Search code examples
rdplyr

Mutate variable based on previous observations


I am working with a dataset of U.S. House elections and want to create a variable for incumbency. In particular, I want the variable to be equal to 1 for a party that won the last election and is running again. While I have used case_when() to specify multiple contemporaneous conditions before, I cannot seem to successfully use the function (or any others I know) to assign a 1 to the new incumbency variable based on past election outcomes. This appears to be a very simple task but is frustrating me. Any help or insight would be appreciated.

For example, here is code for a simulated dataset that is representative (except that the winners are by plurality rule for ease).

library(tidyverse)
data<-data.frame(
  party=rep(1:2,100),
  district=rep(1:2,each=2,50),
  state=rep(1:2,each=4,25),
  year=rep(1:25,each=8)
) %>%
  mutate(voteshare=rnorm(200,mean=50,sd=10)) %>%
  group_by(year,state,district) %>%
  mutate(rank=dense_rank(desc(voteshare)))

After ranking the contemporaneous outcomes, I would like to mutate a new variable (i for short) where it is equal to 1 if rank = 1 in the past election (year - 1). The closest I have gotten is the following, where it simply skips the first election but then bases i off of contemporaneous rank, not from the year before as I would like.

data<-data %>%
  group_by(state,district) %>%
  mutate(i=case_when(
    rank==1 & year-1 ~ 1
    ))

I have looked at other similar stackoverflow questions but the answers were not clearly applicable to me. I apologize if this question is a duplicate due to my lack of understanding.
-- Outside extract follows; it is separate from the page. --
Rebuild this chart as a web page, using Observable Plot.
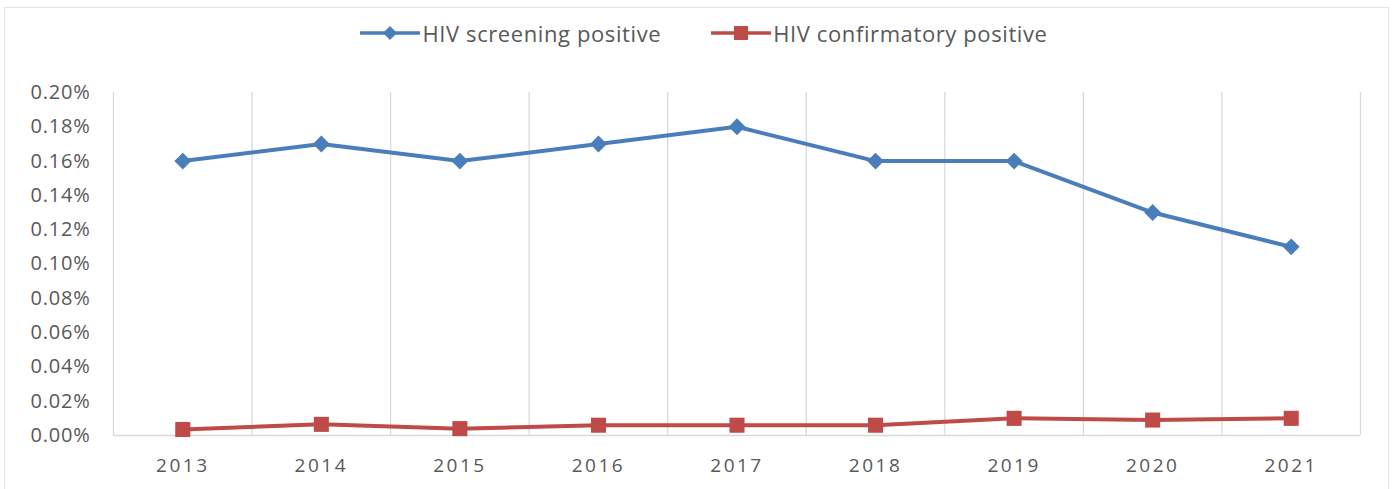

To be clear, I am expecting to have a new column (i) with ones and zeros or NA's otherwise. The ones would be assigned to parties in the current election year that won (rank = 1) in the previous election year, with presumably NA's for the first election year (since there is no past election to tell incumbency from). Thank you in advance for any help!


Solution

  • If I understand your expected results correctly, you may want to try something like this:

    data <- data %>%
      arrange(state, district, party, year) %>%  # order year within party
      group_by(state, district, party) %>%
      mutate(i = as.numeric(lag(rank) == 1))